Ten Motets for SATB a capella
1. Cherubic Hymn no.1
2. Cherubic Hymn no.2
3. Cherubic Hymn no.3
4. We worship thee
5. We honour thee, blessed maid
6. The Lord’s Prayer
7. How blessed are those dear souls
8. Let my prayer rise up
9. Lift up your heads O ye gates
10. Hearken to the voice
In these little-known sacred choruses, composed in 1885, Tchaikovsky embraces the traditional style of orthodox Russian church music, with its deep, sombre harmonies and extended alleluias.
In 1775 Tchaikovsky had written to his patron, Nadezhda von Meck, “For me the church still possesses much poetical charm. I very often attend the services… If we follow the service very carefully, and enter into the meaning of every ceremony, it is impossible not to be profoundly moved by the liturgy of our own Orthodox Church.”
Tsar Aleksandr III (1881–1894) told the composer that he was puzzled at his not having written any more sacred music after completing the Liturgy of St John Chrysostom, op.41. Between November 1884 and April 1885, therefore, Tchaikovsky composed three further settings of the Cherubic Hymn, all similar in mood to that found in the complete Liturgy but much more influenced by chant and transparently modal. He also set a series of other sacred texts, three of them from the Liturgy (no.4 We worship thee, no. 5 We honour thee, and no.6 The Lord’s Prayer), whilst the magnificent, light-filled no.7 How blessed are those dear souls comes from the Funeral service. No.8 Let my prayer rise up is from the Vespers, and no.9 Lift up your heads, in which the richness of Tchaikovsky’s scoring takes him close to Rachmaninoff or Kastalsky, is from the Liturgy of the Presanctified. These nine motets were published together as “Nine sacred musical compositions for full choir by P. Tchaikovsky” whilst the tenth motet – Hearken to the voice – was published separately two years later in 1887.

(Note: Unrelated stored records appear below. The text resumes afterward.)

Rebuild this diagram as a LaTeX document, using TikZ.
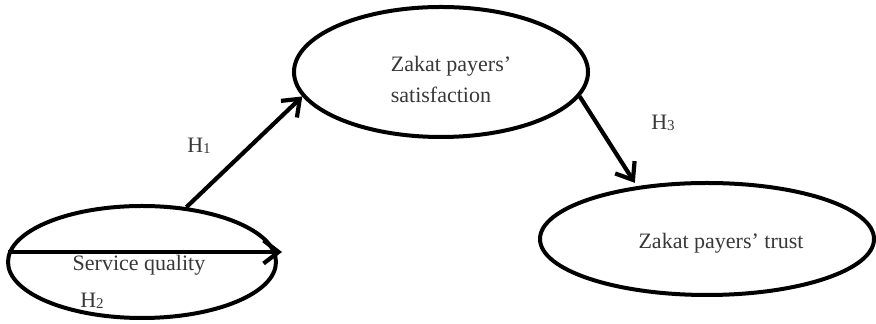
\documentclass[tikz,border=0pt]{standalone}
\usepackage{fontspec}
\setmainfont{Liberation Serif}
\usetikzlibrary{shapes.geometric,arrows.meta}
\newcommand{\hsub}[1]{H{\fontsize{7.5}{7.5}\selectfont\raisebox{-0.6pt}{#1}}}
\begin{document}
\begin{tikzpicture}[x=0.5pt,y=-0.5pt,
  construct/.style={ellipse,draw=black,line width=2pt,inner sep=0pt},
  txt/.style={font=\fontsize{11}{15.5}\selectfont,text=black!78},
  path/.style={line width=2.1pt,-{Straight Barb[length=7.5pt,width=11.5pt,line width=2.1pt]}}]
\useasboundingbox (0,0) rectangle (876,324);
\node[construct,minimum width=268pt*0.5,minimum height=112pt*0.5] (sq) at (142,262) {};
\node[construct,minimum width=294pt*0.5,minimum height=130pt*0.5] (sat) at (441,72) {};
\node[construct,minimum width=334pt*0.5,minimum height=112pt*0.5] (tr) at (707,239) {};
\node[txt] (sqt) at (139,265) {Service quality};
\node[txt,align=left] (satt) at (451,79) {Zakat payers’\\satisfaction};
\node[txt] (trt) at (721,243) {Zakat payers’ trust};
\draw[path] (sq.51) -- (sat.190);
\draw[path,shorten >=2pt] (sat.350) -- (tr.143);
\draw[path] ([yshift=5pt,xshift=1pt]sq.west) -- ([yshift=5pt,xshift=2pt]sq.east);
\node[txt] (h1) at (199,146) {\hsub{1}};
\node[txt] (h2) at (92,301) {\hsub{2}};
\node[txt] (h3) at (663,123) {\hsub{3}};
\end{tikzpicture}
\end{document}
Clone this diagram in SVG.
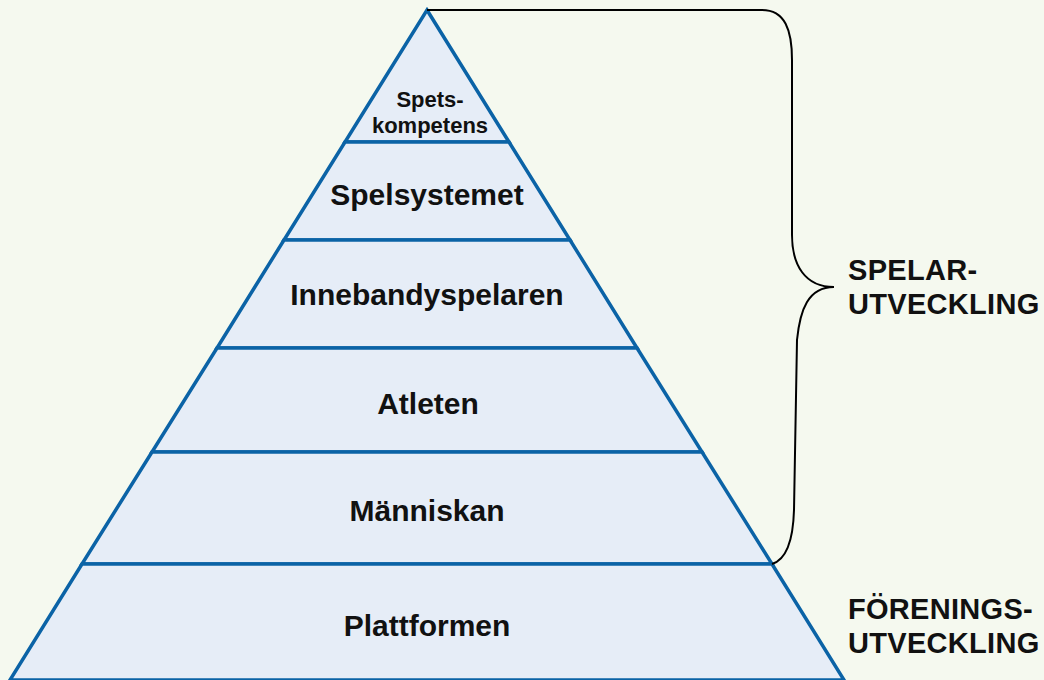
<svg xmlns="http://www.w3.org/2000/svg" width="1044" height="680" viewBox="0 0 1044 680">
<style>
.lvl{fill:#e6edf7;stroke:#0b63a6;stroke-width:3.5;stroke-linejoin:miter}
.t{font-family:"Liberation Sans",Arial,sans-serif;font-weight:bold;fill:#111;text-anchor:middle}
.big{font-size:30px}
.small{font-size:22px}
.side{font-family:"Liberation Sans",Arial,sans-serif;font-weight:bold;fill:#111;font-size:29px;letter-spacing:0.3px}
.brace{fill:none;stroke:#000;stroke-width:2}
</style>
<rect width="1044" height="680" fill="#f5f9ef"/>
<g id="pyramid">
<g id="lvl-spets">
<polygon class="lvl" points="427,10 509,142 345,142"/>
<text class="t small" x="430" y="107">Spets-</text>
<text class="t small" x="430" y="133">kompetens</text>
</g>
<g id="lvl-spelsystemet">
<polygon class="lvl" points="345,142 509,142 570,240 284,240"/>
<text class="t big" x="427" y="205">Spelsystemet</text>
</g>
<g id="lvl-innebandyspelaren">
<polygon class="lvl" points="284,240 570,240 637,348 217,348"/>
<text class="t big" x="427" y="305">Innebandyspelaren</text>
</g>
<g id="lvl-atleten">
<polygon class="lvl" points="217,348 637,348 702,452 152,452"/>
<text class="t big" x="428" y="414">Atleten</text>
</g>
<g id="lvl-manniskan">
<polygon class="lvl" points="152,452 702,452 772,564 82,564"/>
<text class="t big" x="427" y="521">Människan</text>
</g>
<g id="lvl-plattformen">
<polygon class="lvl" points="82,564 772,564 844,680 10,680"/>
<text class="t big" x="427" y="636">Plattformen</text>
</g>
</g>
<g id="connectors">
<path class="brace" d="M427,10 L762,10 C785,10 792,30 792,60 L792,235 C792,265 805,287 834,287 C808,287 800,310 797,340 L794,510 C793,545 785,560 772,564"/>
</g>
<g id="label-spelar">
<text class="side" x="848" y="280">SPELAR-</text>
<text class="side" x="848" y="314">UTVECKLING</text>
</g>
<g id="label-forenings">
<text class="side" x="848" y="619">FÖRENINGS-</text>
<text class="side" x="848" y="653">UTVECKLING</text>
</g>
</svg>
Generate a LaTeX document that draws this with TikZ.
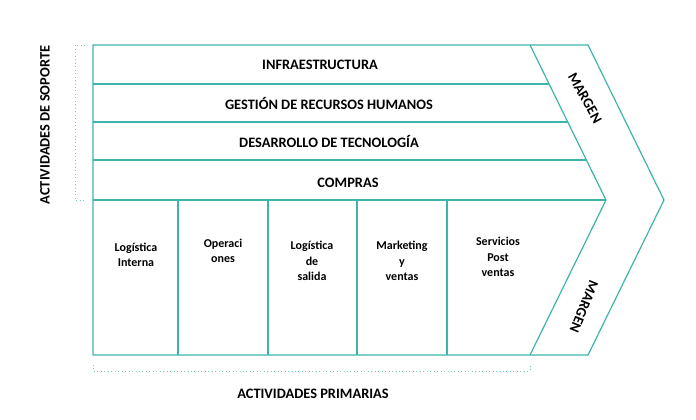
\documentclass[tikz,border=0pt]{standalone}
\usepackage{fontspec}
\setmainfont{Carlito}
\definecolor{teal1}{HTML}{3DB5AA}
\begin{document}
\begin{tikzpicture}[x=0.75pt,y=-0.75pt,
    line/.style={draw=teal1, line width=0.9pt},
    brack/.style={draw=teal1!70, dotted, line width=0.6pt},
    lbl/.style={font=\bfseries\fontsize{10.8}{13}\selectfont},
    box/.style={font=\bfseries\fontsize{9}{11.5}\selectfont, align=center, text width=55pt}]
    \useasboundingbox (0,0) rectangle (696,419);
    % outer chevron
    \draw[line] (93,45) -- (588,45) -- (664,200) -- (588,355) -- (93,355) -- cycle;
    % inner chevron
    \draw[line] (530,45) -- (606,200) -- (530,355);
    % support rows
    \foreach \y in {84,122,160,200}
        \draw[line] (93,\y) -- ({530+(\y-45)*76/155},\y);
    % primary columns
    \foreach \x in {178,268,357,447}
        \draw[line] (\x,200) -- (\x,355);

    \node[lbl] (infra) at (320,65) {INFRAESTRUCTURA};
    \node[lbl] (rrhh) at (329,103) {GESTIÓN DE RECURSOS HUMANOS};
    \node[lbl] (tec) at (329,141) {DESARROLLO DE TECNOLOGÍA};
    \node[lbl] (comp) at (348,183) {COMPRAS};

    \node[box] (login) at (136,255) {Logística\\Interna};
    \node[box] (oper) at (223,251) {Operaci\\ones};
    \node[box] (logout) at (312,261) {Logística\\de\\salida};
    \node[box] (mkt) at (402,261) {Marketing\\y\\ventas};
    \node[box] (serv) at (498,257) {Servicios\\Post\\ventas};

    \node[lbl, rotate=-61] (mtop) at (585,98) {MARGEN};
    \node[lbl, rotate=-112] (mbot) at (584,307) {MARGEN};

    % brackets
    \draw[brack] (85,45) -- (75,45) -- (75,200) -- (85,200);
    \draw[brack] (93,365) -- (93,371) -- (530,371) -- (530,365);
    \node[lbl, rotate=90] (sop) at (45,125) {ACTIVIDADES DE SOPORTE};
    \node[lbl] (prim) at (313,394) {ACTIVIDADES PRIMARIAS};
\end{tikzpicture}
\end{document}
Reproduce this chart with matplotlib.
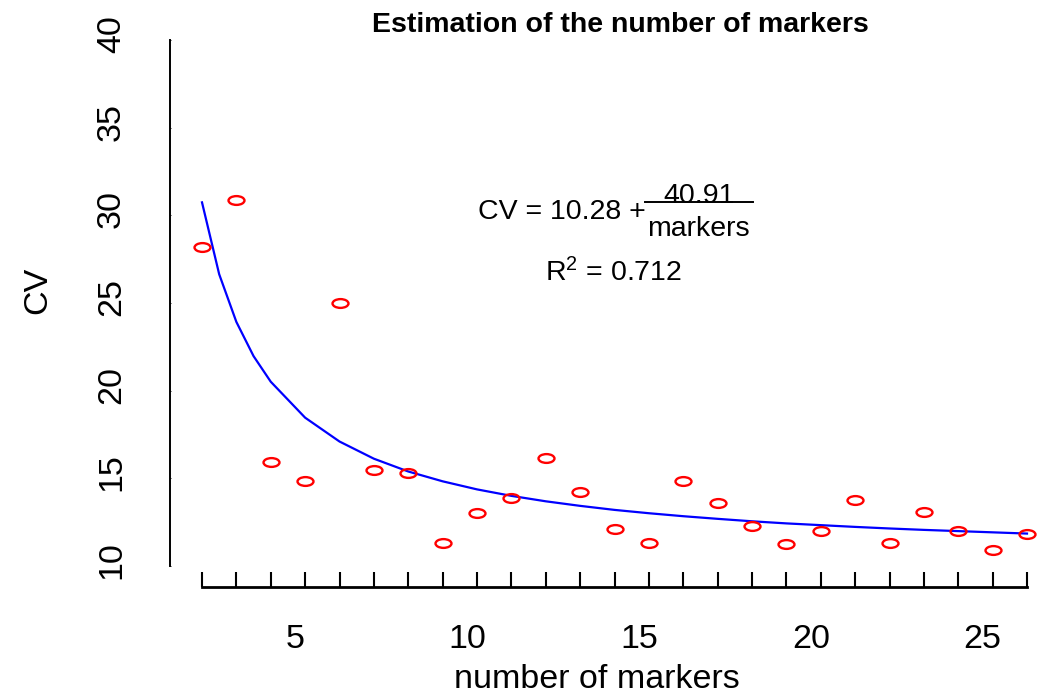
import matplotlib.pyplot as plt
import matplotlib.transforms as mtransforms
from matplotlib.path import Path

plt.rcParams['font.family'] = ['Liberation Sans', 'DejaVu Sans']
plt.rcParams['mathtext.fontset'] = 'custom'
plt.rcParams['mathtext.rm'] = 'Liberation Sans'
plt.rcParams['mathtext.it'] = 'Liberation Sans:italic'

# observed CV per number of markers
markers = [2, 3, 4, 5, 6, 7, 8, 9, 10, 11, 12, 13, 14, 15, 16, 17, 18, 19, 20,
           21, 22, 23, 24, 25, 26]
cv = [28.2, 30.9, 15.95, 14.83, 25.0, 15.49, 15.29, 11.33, 13.0, 13.9, 16.14,
      14.2, 12.09, 11.33, 14.83, 13.59, 12.28, 11.25, 12.01, 13.75, 11.33, 13.1,
      12.0, 10.9, 11.84]

# fitted curve CV = 10.28 + 40.91 / markers
fit_x = [2, 2.5, 3, 3.5, 4, 5, 6, 7, 8, 9, 10, 11, 12, 13, 14, 15, 16, 17, 18,
         19, 20, 21, 22, 23, 24, 25, 26]
fit_y = [30.74, 26.64, 23.92, 21.97, 20.51, 18.46, 17.10, 16.12, 15.39, 14.83,
         14.37, 14.00, 13.69, 13.43, 13.20, 13.01, 12.84, 12.69, 12.55, 12.43,
         12.33, 12.23, 12.14, 12.06, 11.99, 11.92, 11.85]

x_ticks = list(range(2, 27))
x_labels = [str(t) if t % 5 == 0 else '' for t in x_ticks]
y_ticks = [10, 15, 20, 25, 30, 35, 40]

W, H = 1037, 696
fig = plt.figure(figsize=(W / 100, H / 100), dpi=100)
ax = fig.add_axes([202 / W, 130 / H, 825 / W, 526 / H])

# ellipse marker (R device was stretched)
circ = Path.unit_circle()
ellipse = Path(circ.vertices * [1.0, 0.55], circ.codes)

ax.plot(fit_x, fit_y, color='#0000FF', lw=1.6, clip_on=False)
ax.plot(markers, cv, ls='none', marker=ellipse, markersize=11.5,
        markerfacecolor='none', markeredgecolor='#FF0000', markeredgewidth=1.7,
        clip_on=False)

ax.set_xlim(2, 26)
ax.set_ylim(10, 40)

for s in ['top', 'right']:
    ax.spines[s].set_visible(False)
ax.spines['left'].set_position(('outward', 23))
ax.spines['bottom'].set_position(('outward', 15))
ax.spines['left'].set_bounds(10, 40)
ax.spines['bottom'].set_bounds(2, 26)
ax.spines['left'].set_linewidth(1.4)
ax.spines['bottom'].set_linewidth(2)

ax.set_xticks(x_ticks)
ax.set_xticklabels(x_labels)
ax.set_yticks(y_ticks)
ax.set_yticklabels([str(t) for t in y_ticks])
ax.tick_params(axis='x', direction='in', length=11, width=1.5, pad=27,
               labelsize=24.5)
ax.tick_params(axis='y', direction='in', length=1, width=0.6, pad=31,
               labelsize=24.5, labelrotation=90)

dx = mtransforms.ScaledTranslation(-0.10, 0, fig.dpi_scale_trans)
for lab in ax.get_xticklabels():
    lab.set_transform(lab.get_transform() + dx)
dy = mtransforms.ScaledTranslation(0, 0.06, fig.dpi_scale_trans)
for lab in ax.get_yticklabels():
    lab.set_verticalalignment('center')
    lab.set_transform(lab.get_transform() + dy)


def fx(px):
    return px / W


def fy(py):
    return 1 - py / H


fig.text(fx(620), fy(25), 'Estimation of the number of markers',
         fontsize=20.5, fontweight='bold', ha='center', va='center')
fig.text(fx(597), fy(680), 'number of markers', fontsize=24.5,
         ha='center', va='center')
fig.text(fx(38), fy(290), 'CV', fontsize=24.5, rotation=90,
         ha='center', va='center')

# fitted equation
fig.text(fx(478), fy(212), 'CV = 10.28 +', fontsize=20.5, ha='left',
         va='center')
fig.text(fx(699), fy(203), '40.91', fontsize=20.5, ha='center',
         va='baseline')
fig.add_artist(plt.Line2D([fx(645), fx(753)], [fy(202), fy(202)],
                          color='black', lw=1.4))
fig.text(fx(698), fy(236), 'markers', fontsize=20.5, ha='center',
         va='baseline')
fig.text(fx(614), fy(273), r'R$^2$ = 0.712', fontsize=20.5, ha='center',
         va='center')

plt.savefig('out.png', dpi=100)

Tchaikovsky also completed his All-Night Vigil in the same year as the Motets. However, the most famous setting of the All-Night Vigil is the later setting by Rachmaninoff. This better-known work is a culmination of the two preceding decades of interest in Orthodox music, as initiated by Tchaikovsky. The similarities between the works, such as the extensive use of traditional chants, demonstrates the extent of Tchaikovsky’s influence over Rachmaninoff and other choral composers of the time.